Joel, que agora deixa o mundo, aos 88 anos de idade, foi sobretudo um bom caráter. Orgulhoso de ter  nascido em Sergipe, amava a sua Iracema e gostava de homenagear os amigos, mesmo sendo de posses limitadas. “Apareça lá em casa para tomar um uisquinho” era frase que gostava de repetir, embora nos últimos anos tivesse sido terminantemente proibido de beber. Não reclamava da vida.

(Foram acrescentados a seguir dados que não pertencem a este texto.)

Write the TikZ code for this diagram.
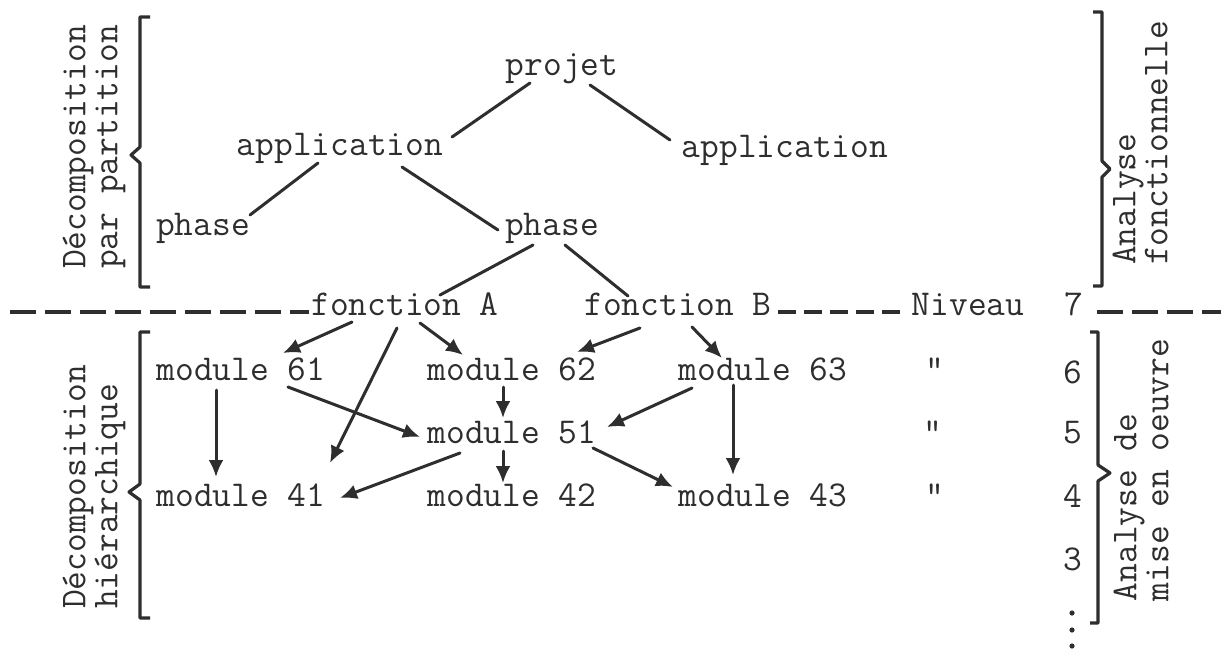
\documentclass[tikz,border=0pt]{standalone}
\usepackage{fontspec}
\usetikzlibrary{arrows.meta}
\definecolor{ink}{HTML}{2E2E2E}
\begin{document}
\begin{tikzpicture}[x=0.5pt,y=-0.5pt,
  every node/.style={inner sep=0pt,text=ink,font=\fontsize{18.2}{16}\selectfont\ttfamily},
  lbl/.style={anchor=base},
  side/.style={rotate=90,align=left},
  link/.style={draw=ink,line width=1.5pt,line cap=round},
  arr/.style={link,-{Latex[length=8.5pt,width=7.5pt]}},
  brace/.style={draw=ink,line width=1.6pt,line join=round},
  dashline/.style={draw=ink,line width=2pt,dash pattern=on 13pt off 4.5pt}]
\useasboundingbox[fill=white] (0,0) rectangle (1221,649);

% --- partition tree (upper half)
\node[lbl] (pj)   at (562,75)  {projet};
\node[lbl] (appL) at (340,155) {application};
\node[lbl] (appR) at (785,157) {application};
\node[lbl] (phL)  at (203,235) {phase};
\node[lbl] (phR)  at (552,235) {phase};

% --- level 7 row
\node[lbl] (fA)  at (405,315)  {fonction A};
\node[lbl] (fB)  at (678,315)  {fonction B};
\node[lbl] (niv) at (968,315)  {Niveau};
\node[lbl] (n7)  at (1074,315) {7};

% --- module hierarchy (lower half)
\node[lbl] (m61) at (241,380) {module 61};
\node[lbl] (m62) at (512,380) {module 62};
\node[lbl] (m63) at (763,380) {module 63};
\node[lbl] (m51) at (512,443) {module 51};
\node[lbl] (m41) at (241,506) {module 41};
\node[lbl] (m42) at (512,506) {module 42};
\node[lbl] (m43) at (763,506) {module 43};

% --- ditto marks and level numbers
\node[lbl] (d6) at (935,380) {"};
\node[lbl] (d5) at (933,443) {"};
\node[lbl] (d4) at (935,506) {"};
\node[lbl] (n6) at (1073,383) {6};
\node[lbl] (n5) at (1073,443) {5};
\node[lbl] (n4) at (1073,507) {4};
\node[lbl] (n3) at (1073,570) {3};
\foreach \yy in {613,630,646} \fill[ink] (1072,\yy) circle (2.6);

% --- side labels
\node[side] (lp) at (94,147)   {Décomposition\\par partition};
\node[side] (lh) at (94,487)   {Décomposition\\hiérarchique};
\node[side] (rf) at (1140,143) {Analyse\\fonctionnelle};
\node[side] (rm) at (1141,470) {Analyse de\\mise en oeuvre};

% --- braces
\draw[brace] (150,17) -- (140,17) -- (140,147) -- (131,155) -- (140,163) -- (140,287) -- (150,287);
\draw[brace] (150,332) -- (140,332) -- (140,484) -- (129,492) -- (140,500) -- (140,618) -- (150,618);
\draw[brace] (1093,12) -- (1102,12) -- (1102,161) -- (1110,169) -- (1102,177) -- (1102,286) -- (1093,286);
\draw[brace] (1090,332) -- (1098,332) -- (1098,465) -- (1110,473) -- (1098,481) -- (1098,623) -- (1090,623);

% --- level separator
\coordinate (sepL) at (10,312);
\coordinate (sepR) at (1221,312);
\draw[dashline] (sepL) -- ([shift={(-2,-3)}]fA.base west);
\draw[dashline,dash pattern=on 9pt off 4pt] ([shift={(6,-3)}]fB.base east) -- ([shift={(-6,-3)}]niv.base west);
\draw[dashline] ([shift={(13,-3)}]n7.base east) -- (sepR);

% --- partition links
\draw[link] ([shift={(-32,8)}]pj.base)   -- ([shift={(112,-18)}]appL.base);
\draw[link] ([shift={(28,10)}]pj.base)   -- ([shift={(-115,-17)}]appR.base);
\draw[link] ([shift={(-22,8)}]appL.base) -- ([shift={(47,-20)}]phL.base);
\draw[link] ([shift={(62,12)}]appL.base) -- ([shift={(-54,-5)}]phR.base);
\draw[link] ([shift={(-19,10)}]phR.base) -- ([shift={(35,-20)}]fA.base);
\draw[link] ([shift={(13,10)}]phR.base)  -- ([shift={(-50,-19)}]fB.base);

% --- hierarchy arrows
\draw[arr] ([shift={(-53,7)}]fA.base)  -- ([shift={(42,-27)}]m61.base);
\draw[arr] ([shift={(-8,13)}]fA.base)  -- ([shift={(89,-43)}]m41.base);
\draw[arr] ([shift={(15,8)}]fA.base)   -- ([shift={(-49,-25)}]m62.base);
\draw[arr] ([shift={(-38,13)}]fB.base) -- ([shift={(65,-28)}]m62.base);
\draw[arr] ([shift={(14,12)}]fB.base)  -- ([shift={(-41,-22)}]m63.base);
\draw[arr] ([shift={(-25,10)}]m61.base) -- ([shift={(-25,-29)}]m41.base);
\draw[arr] ([shift={(47,7)}]m61.base)  -- ([shift={(-92,-6)}]m51.base);
\draw[arr] ([shift={(-9,7)}]m62.base)  -- ([shift={(-9,-25)}]m51.base);
\draw[arr] ([shift={(-71,8)}]m63.base) -- ([shift={(95,-16)}]m51.base);
\draw[arr] ([shift={(-30,5)}]m63.base) -- ([shift={(-30,-31)}]m43.base);
\draw[arr] ([shift={(-52,10)}]m51.base) -- ([shift={(99,-8)}]m41.base);
\draw[arr] ([shift={(-9,8)}]m51.base)  -- ([shift={(-9,-23)}]m42.base);
\draw[arr] ([shift={(81,5)}]m51.base)  -- ([shift={(-90,-19)}]m43.base);
\end{tikzpicture}
\end{document}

Quando voltou de uma temporada na Amazônia, escrevendo um dos seus textos irretocáveis, resolveu oferecer um jantar, com tudo a que tinha direito, ao repórter-fotográfico que o havia acompanhado na missão. Tratou Gil Pinheiro, o felizardo, como se fosse um chefe de estado. Nessa humildade, a sua grandeza. Os que tiveram o privilégio de comparecer deliciaram-se com as histórias contadas por Joel, inclusive reminiscências da difícil cobertura da Guerra e a gloriosa participação dos nossos pracinhas. Gostava de repetir a recomendação que recebera de Assis Chateaubriand, quando o despachou para o front: “Não morra, porque repórter não foi feito para morrer, é para trazer notícias.”


Foi um crítico do regime militar, como dele se poderia esperar. Antes, no “Diário de Notícias”, que dirigiu, defendeu ardorosamente a lei 2004, no governo Vargas, que criou a Petrobras. Merece uma homenagem.


A prova de que Joel Silveira foi uma grande referência moral pode ser resumida na sua negativa de receber dinheiro “como vítima da Revolução”. Embora em dificuldades financeiras, quase uma constante em sua vida, foi bastante enérgico ao recusar o que lhe oferecia o Sindicato dos Jornalistas. “Não vejo sentido nisso”, resmungou, para concluir: “Não sou anistiado político.”


Vencedor dos prêmios Jabuti, Esso e Machado de Assis, este da Academia Brasileira de Letras, morreu sem ter realizado  sonho de escrever uma grande história sobre o governo Jânio Quadros, conforme promessa feita a José Aparecido. Foi-se o amigo, mas o seu nome será sempre lembrado como escritor e jornalista de presença ímpar na cena brasileira.